Because they could not stop to drop me off, they called the coastline police, and a motor boat soon arrived with space enough for both me and my gear.  After profuse thanks, a lot of smiles and photographs I was lowered into the boat and waved farewell to my saviors.

The boat took me to the Marina at Porto Sokna, some ten kilometers down the coast from Telal. There I was interviewed by the police, to make sure I was not an illegal alien.  I had no identity cards with me, but they were able to call the management at Telal Al Sokna and give them my telephone number. When I confirmed the number of my flat, the managers there agreed to send a pickup truck to get me and my board and bring me back home. About twenty minutes later they were there, and in another twenty minutes I was in my flat again.

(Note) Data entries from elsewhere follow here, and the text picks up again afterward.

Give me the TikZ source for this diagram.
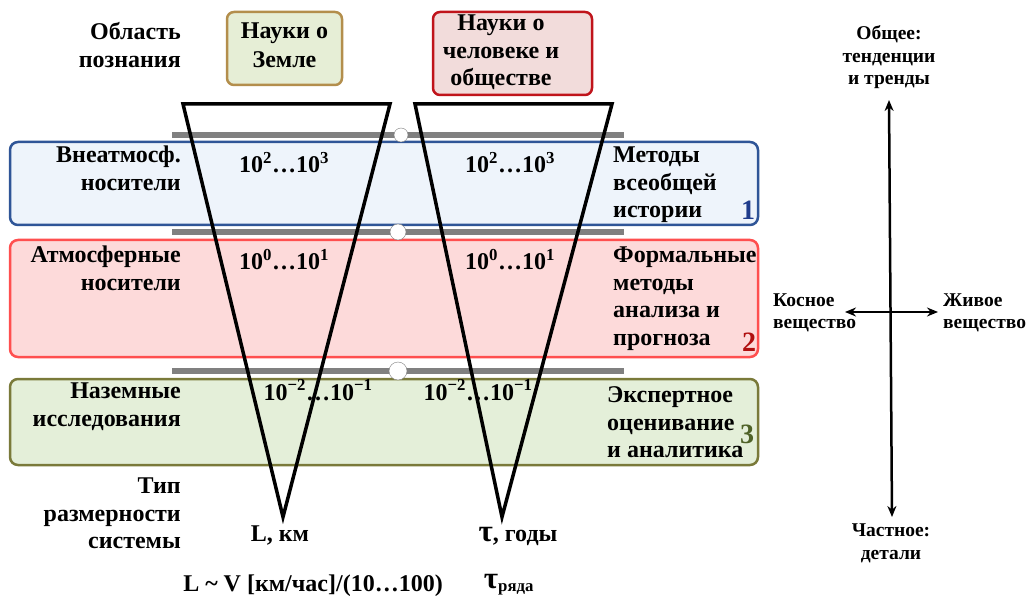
\documentclass[tikz,border=0pt]{standalone}
\usepackage{fontspec}
\setmainfont{Liberation Serif}
\usetikzlibrary{calc}
\usetikzlibrary{arrows.meta}
\definecolor{bargray}{HTML}{808080}
\definecolor{blueedge}{HTML}{2F5597}
\definecolor{bluefill}{HTML}{EEF4FB}
\definecolor{rededge}{HTML}{FF4F4F}
\definecolor{redfill}{HTML}{FDDADA}
\definecolor{greenedge}{HTML}{7A7A3A}
\definecolor{greenfill}{HTML}{E4EFD9}
\definecolor{earthedge}{HTML}{B38E4C}
\definecolor{earthfill}{HTML}{E6EED6}
\definecolor{humedge}{HTML}{C0141B}
\definecolor{humfill}{HTML}{F2DCDB}
\definecolor{numblue}{HTML}{1F3C8C}
\definecolor{numred}{HTML}{B01010}
\definecolor{numgreen}{HTML}{4F6228}
\newcommand{\bigfont}{\bfseries\fontsize{24}{27.5}\selectfont}
\newcommand{\smallfont}{\bfseries\fontsize{19.5}{22.5}\selectfont}
\newcommand{\layerbox}[6]{ \draw[line width=2.5pt, rounded corners=8pt, draw=#5, fill=#6] ( #1 , #2 ) rectangle ( #3 , #4 );}
\newcommand{\slider}[4]{ \draw[line width=6pt, bargray] ( 172 , #1 ) -- ( 624 , #1 ); \node[shape=circle,draw=bargray,fill=white, inner sep=0pt,minimum size=#3] (#4) at ( #2 , #1 ){};}

\begin{document}
\begin{tikzpicture}[x=1pt,y=-1pt,
    lefttxt/.style={anchor=north east, align=right, inner sep=0pt, font=\bigfont},
    righttxt/.style={anchor=north west, align=left, inner sep=0pt, font=\bigfont},
    numtxt/.style={anchor=base, inner sep=0pt, font=\bigfont},
    axistxt/.style={anchor=north, align=center, inner sep=0pt, font=\smallfont},
    tag/.style={anchor=base, inner sep=0pt, font=\bfseries\fontsize{28}{30}\selectfont}]
        \useasboundingbox ( 0 , 0 ) rectangle ( 1026 , 596 );
        \fill[white] ( 0 , 0 ) rectangle ( 1026 , 596 );

        % layers
        \layerbox{10}{142}{758}{225}{blueedge}{bluefill}
        \layerbox{10}{240}{758}{357}{rededge}{redfill}
        \layerbox{10}{379}{758}{465}{greenedge}{greenfill}

        % bars
        \slider{135}{401}{14pt}{c1}
        \slider{232}{398}{16pt}{c2}
        \slider{371}{398}{18pt}{c3}

        % funnels
        \coordinate (fa) at ( 183 , 104 );
        \coordinate (fb) at ( 390 , 104 );
        \coordinate (fc) at ( 283 , 517 );
        \draw[line width=3.5pt, line join=miter] (fa) -- (fb) -- (fc) -- cycle;
        \coordinate (ga) at ( 415 , 104 );
        \coordinate (gb) at ( 612 , 104 );
        \coordinate (gc) at ( 502 , 517 );
        \draw[line width=3.5pt, line join=miter] (ga) -- (gb) -- (gc) -- cycle;

        % top boxes
        \node[draw=earthedge, fill=earthfill, line width=2.5pt, rounded corners=7pt, minimum width=115pt, minimum height=73pt] (earth) at ( 284.5 , 48.5 ){};
        \node[anchor=north, align=center, inner sep=0pt, font=\bfseries\fontsize{24}{29}\selectfont] (earthtxt) at ( 284.5 , 18.5 ){\strut Науки о\\Земле};
        \node[draw=humedge, fill=humfill, line width=2.5pt, rounded corners=7pt, minimum width=159pt, minimum height=83pt] (hum) at ( 512.5 , 53.5 ){};
        \node[anchor=north, align=center, inner sep=0pt, font=\bfseries\fontsize{24}{27.5}\selectfont] (humtxt) at ( 501 , 11.25 ){\strut Науки о\\человеке и\\обществе};

        % left column
        \node[lefttxt] (area) at ( 181 , 20.25 ){\strut Область\\познания};
        \node[lefttxt] (space) at ( 181 , 143.25 ){\strut Внеатмосф.\\носители};
        \node[lefttxt] (air) at ( 181 , 243.25 ){\strut Атмосферные\\носители};
        \node[lefttxt] (ground) at ( 181 , 379.25 ){\strut Наземные\\исследования};
        \node[lefttxt] (kind) at ( 181 , 474.25 ){\strut Тип\\размерности\\системы};

        % right column
        \node[righttxt] (hist) at ( 613 , 143.25 ){\strut Методы\\всеобщей\\истории};
        \node[righttxt] (formal) at ( 613 , 243.25 ){\strut Формальные\\методы\\анализа и\\прогноза};
        \node[righttxt] (expert) at ( 607 , 383.25 ){\strut Экспертное\\оценивание\\и аналитика};
        \node[tag, numblue] (t1) at ( 748 , 220 ){1};
        \node[tag, numred] (t2) at ( 749 , 352 ){2};
        \node[tag, numgreen] (t3) at ( 747 , 443 ){3};

        % scales
        \node[numtxt] (s1a) at ( 284 , 173 ){10\textsuperscript{2}…10\textsuperscript{3}};
        \node[numtxt] (s1b) at ( 510 , 173 ){10\textsuperscript{2}…10\textsuperscript{3}};
        \node[numtxt] (s2a) at ( 284 , 270 ){10\textsuperscript{0}…10\textsuperscript{1}};
        \node[numtxt] (s2b) at ( 510 , 270 ){10\textsuperscript{0}…10\textsuperscript{1}};
        \node[numtxt] (s3a) at ( 318 , 400 ){10\textsuperscript{−2}…10\textsuperscript{−1}};
        \node[numtxt] (s3b) at ( 478 , 400 ){10\textsuperscript{−2}…10\textsuperscript{−1}};

        % units
        \node[numtxt] (len) at ( 280 , 541 ){L, км};
        \node[numtxt] (tau) at ( 518 , 541 ){{\fontsize{31}{31}\selectfont τ}, годы};
        \node[numtxt] (lenrule) at ( 313 , 591 ){L \textasciitilde{} V [км/час]/(10…100)};
        \node[numtxt] (taurule) at ( 509 , 588 ){{\fontsize{31}{31}\selectfont τ}\textsubscript{ряда}};

        % axes
        \coordinate (up) at ( 889 , 100 );
        \coordinate (down) at ( 892 , 517 );
        \coordinate (west) at ( 845 , 312 );
        \coordinate (east) at ( 938 , 312 );
        \draw[line width=2.5pt, {Stealth[length=11pt,width=9pt]}-{Stealth[length=11pt,width=9pt]}] (up) -- (down);
        \draw[line width=2.5pt, {Stealth[length=11pt,width=9pt]}-{Stealth[length=11pt,width=9pt]}] (west) -- (east);
        \node[axistxt] (general) at ( 889 , 24 ){\strut Общее:\\тенденции\\и тренды};
        \node[axistxt, anchor=north west, align=left] (inert) at ( 773 , 290.5 ){\strut Косное\\вещество};
        \node[axistxt, anchor=north west, align=left] (living) at ( 943 , 290.5 ){\strut Живое\\вещество};
        \node[axistxt] (detail) at ( 891 , 521 ){\strut Частное:\\детали};
\end{tikzpicture}
\end{document}
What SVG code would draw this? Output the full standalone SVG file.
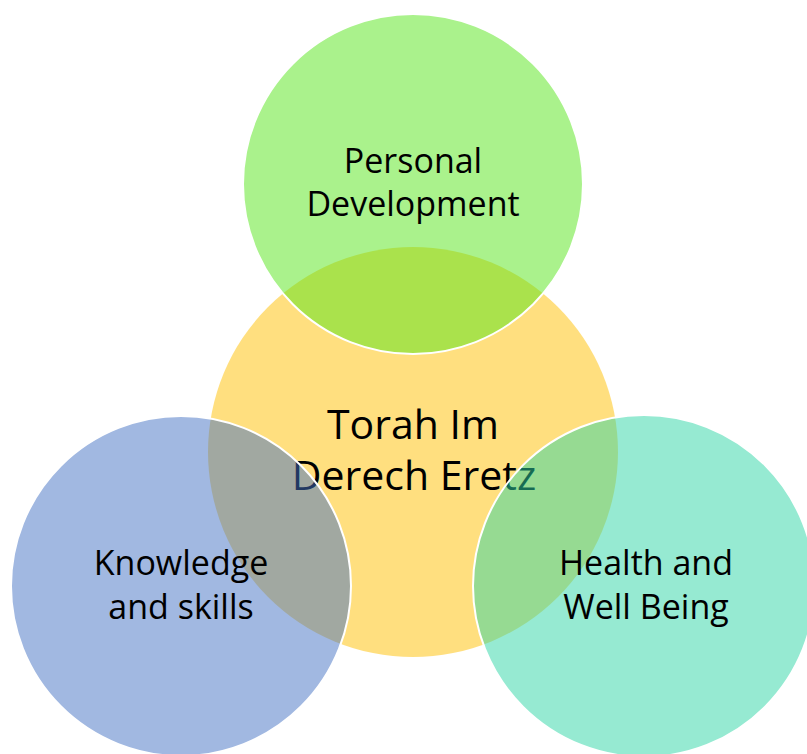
<svg xmlns="http://www.w3.org/2000/svg" width="807" height="754" viewBox="0 0 807 754">
  <style>
    .lbl { font-family: "Open Sans", "Noto Sans", sans-serif; fill: #000; text-anchor: middle; }
    .outer { font-size: 34px; }
    .center { font-size: 41px; }
    .ring { stroke: #fff; stroke-width: 2; fill-opacity: 0.5; }
  </style>
  <rect width="807" height="754" fill="#fff"/>
  <g id="center-node">
    <circle cx="413" cy="452" r="205" fill="#FFC000" fill-opacity="0.5"/>
    <text class="lbl center" x="413" y="439">Torah Im</text>
    <text class="lbl center" x="414" y="490">Derech Eretz</text>
  </g>
  <g id="personal-development">
    <circle class="ring" cx="413" cy="184" r="170" fill="#55E61A"/>
    <text class="lbl outer" x="413" y="173">Personal</text>
    <text class="lbl outer" x="413" y="216">Development</text>
  </g>
  <g id="knowledge-skills">
    <circle class="ring" cx="181" cy="586" r="170" fill="#4472C4"/>
    <text class="lbl outer" x="181" y="575">Knowledge</text>
    <text class="lbl outer" x="181" y="619">and skills</text>
  </g>
  <g id="health-wellbeing">
    <circle class="ring" cx="644" cy="586" r="171" fill="#2DD5A5"/>
    <text class="lbl outer" x="646" y="575">Health and</text>
    <text class="lbl outer" x="646" y="619">Well Being</text>
  </g>
</svg>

In Cairo my wife, Nelle, was soon relieved, because she had called me many times during the late afternoon, to no avail. I was able to call her at 7 pm, from our flat, using my own phone.

Now it is a new day, and tomorrow I will return to Cairo.  From my balcony I see that the waves are a bit brisk, so I will not be trying out the paddle board today. That means it will wait until a week or two later, when I return to Telal again. I will surely choose a no-wind, no-waves day, and I will surely stay close to the coastline.

I will reflect a lot on this incident. I think I have a new respect for the fragility of life, how we owe ours to others, and the importance of thinking ahead before trying to “go it alone”. Everything seems a bit more valuable to me than it did before this adventure, and I will try to maintain that sense of value in the days to come. I am specially thankful at the moment for those days.